Peace Haven is the story of three septuagenarian friends who embark on a journey to build their very own mortuary. They begin their voyage after witnessing the cremation of another friend in his son’s absence. The dearth of proper mortuaries in their hometown means that his body cannot be preserved long enough for his son to travel back from the US and perform the funeral ceremony. In Hinduism, it is vital that the son or daughter conducts the last rites for their parents.

The three friends then realize and worry that the absence of mortuaries may compromise their own death rites since their children also live abroad. As they contemplate their deaths, they discover that one morgue, called “Peace Haven”, preserves dead bodies for three days but that facility is typically reserved for VIPs, and their relatives, only. The friends undertake the task, both actual and allegorical, of preparing for their own deaths: they intend to build a “Peace Haven” for themselves.

As the friends begin work on building their own “Peace Haven”, they also proceed on a spiritual search for the value of their lives.
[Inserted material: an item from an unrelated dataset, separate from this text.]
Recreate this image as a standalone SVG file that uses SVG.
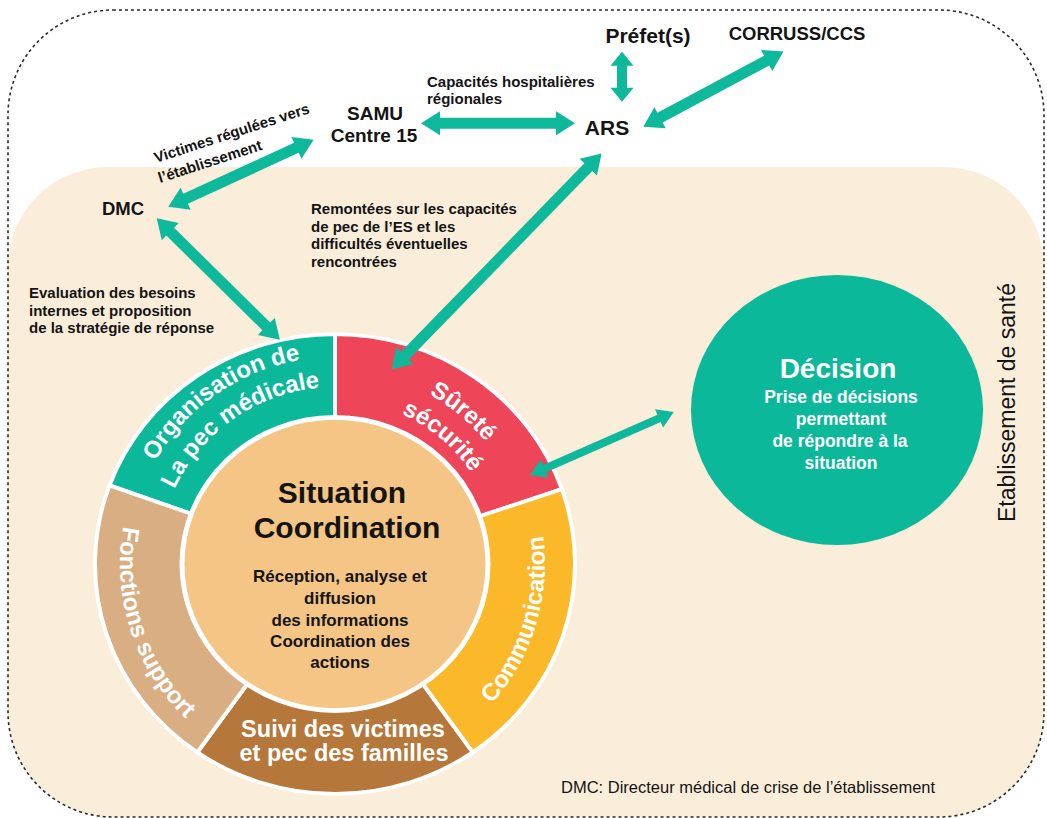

While the ostensible purpose of this journey is to find a suitable location for their “Peace Haven,” it is also a metaphor for their lives and legacies. Past and present commingle in a morphed reality in which we see the friends interacting with long-dead people from their lives as well as engaging in detailed preparations for their “Peace Haven.” The film is the story of this unique journey in which the past, the present, and the future coalesce to provide a holistic experience of life, ironically through death.